X
Government

Government pressured to drop social media censorship plans

The Australian government is facing pressure from tech giants Facebook, Google, and Microsoft, as well as telecommunications companies and libertarian groups to drop plans for a cybersafety tsar with the power to remove 'harmful' content from social media.
Written by Josh Taylor, Contributor

Technology powerhouses including Facebook, Google, Microsoft, Yahoo, and Twitter, have joined forces to convince the Australian government that plans for an 'eSafety Commissioner' empowered to rapidly remove content deemed 'harmful' to children from social media will likely be ineffective and would be hard to implement.

The rejection of the government's proposal came in a number of submissions to Parliamentary Secretary Paul Fletcher's discussion paper outlining the Children's eSafety Commissioner plans.

The discussion paper stated that the government plans to appoint an independent Children's eSafety Commissioner that will have the power to force large social media sites to "rapidly remove" content deemed to be "targeted at and likely to cause harm to an Australian child."
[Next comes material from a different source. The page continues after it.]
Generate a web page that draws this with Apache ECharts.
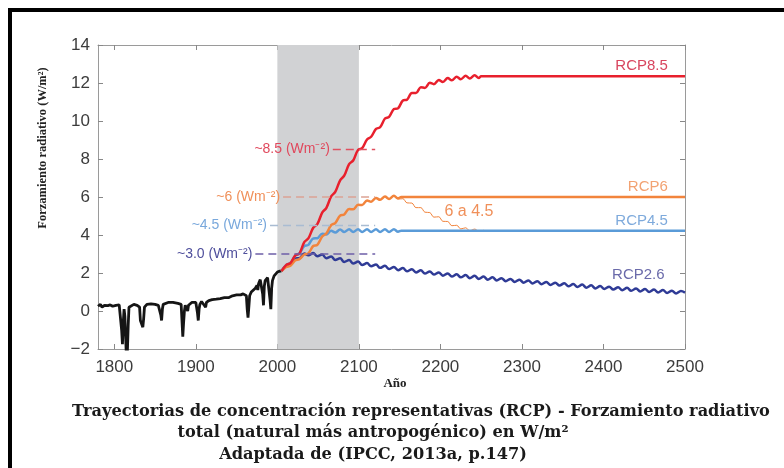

In a submission from the Australian Interactive Media Industry Association (AIMIA) — which includes companies such as Facebook, Google, Yahoo, Twitter, Microsoft, and eBay — obtained by ZDNet, the group said that by appointing a chief bureaucrat to decide what can and can't be removed from social media, it would likely slow down the processes social media sites already have in place for removing harmful content, and could take up to five days to see content removed.

It could also see children move to other platforms that are not subject to the same rules, the association said.

In a separate submission on its own, Facebook said that it might even take weeks for content to be removed through the eSafety Commissioner process.

"The scheme contains multiple steps that would seemingly take at least several days, if not a week, to progress through before the Commissioner issues a content removal order."

Facebook also warned that legislating to require removal of content deemed harmful to children could be misused.

"The proposed test is 'material targeted at, and likely to, cause harm to an Australian child' could apply to many types of content that young people share online, tagging their friends, which their parents and the eSafety Commissioner do not consider is appropriate," a Facebook spokesperson said.

"It could potentially, for example, apply to a video game walk-through of Grand Theft Auto that one person posts and then tags their friend in, or it could apply to photos of planking that are shared, tagging friends.

"Rather than enhance the online safety of young people, the scheme has potential to legislate intergenerational conflict rather than encouraging conversations between parents and young people."

The conservative think tank, the Institute of Public Affairs (IPA), also warned of the potential for the eSafety Commissioner's role to be misused.

"The Children's e-Safety Commissioner is bound to suffer mission creep as it is seen by governments and the public as a one-stop-shop for social media censorship," the IPA said.

"Rather than focusing on the elimination of the harmful conduct — that is, sustained harassment — the proposal simply censors individual acts of expression. The proposal is at the same time a blunt instrument — censorship is an extreme power for the government to wield — and unlikely to make a material difference to bullying. Faced against a genuine act of bullying sustained over time a specific take-down power such as the one outlined in the discussion paper would be entirely ineffective."

The lobby group said that what constitutes "harmful material" is highly ambiguous, and said that cyberbullying was no different from traditional bullying, and should be dealt with in the same way.

"Cyberbullying is a neologism that confuses more than it clarifies. Parliament needs to understand that there is, in fact, no such thing as 'cyberbullying'. It does not describe a discrete and specific form of conduct. There is just bullying, on and offline."

The Australian Mobile Telecommunications Association and the Communications Alliance said in a joint submission that the discussion paper provided no quantitative evidence that existing content-removal processes had failed.

The associations also revealed that they have been in discussion with the government for the introduction of smartphones and other devices with "default content management tools, over and above the parental control tools already available in the marketplace" but noted that there were practical challenges associated with it.

AIMIA also pointed to the agreement signed between Yahoo, Facebook, Microsoft, Google, and the Australian government in 2012 that required the social networking sites to have a contact person that the government can approach with issues with content online. The association said that no contact had ever been made since it was implemented.

The IPA said that the eSafety commissioner proposal comes in stark contrast to the government's pledges to protect freedom of expression, and moves to repeal parts of the Racial Discrimination Act. In response to that claim, Fletcher told the ABC's Law Report last month that the proposal was very targeted.

"The very clear application of this measure would be to the protection of children. So it's quite specific to children. And secondly, as I say, it's quite carefully targeted to cyber bullying," he said.

"The fundamental commitment to this measure to improve the safety of children using the internet is something that we took to the election as a policy and we intend to proceed with."

The proposal has also been criticised by the new Australian Human Rights Commissioner charged with looking at issues of freedom, Tim Wilson.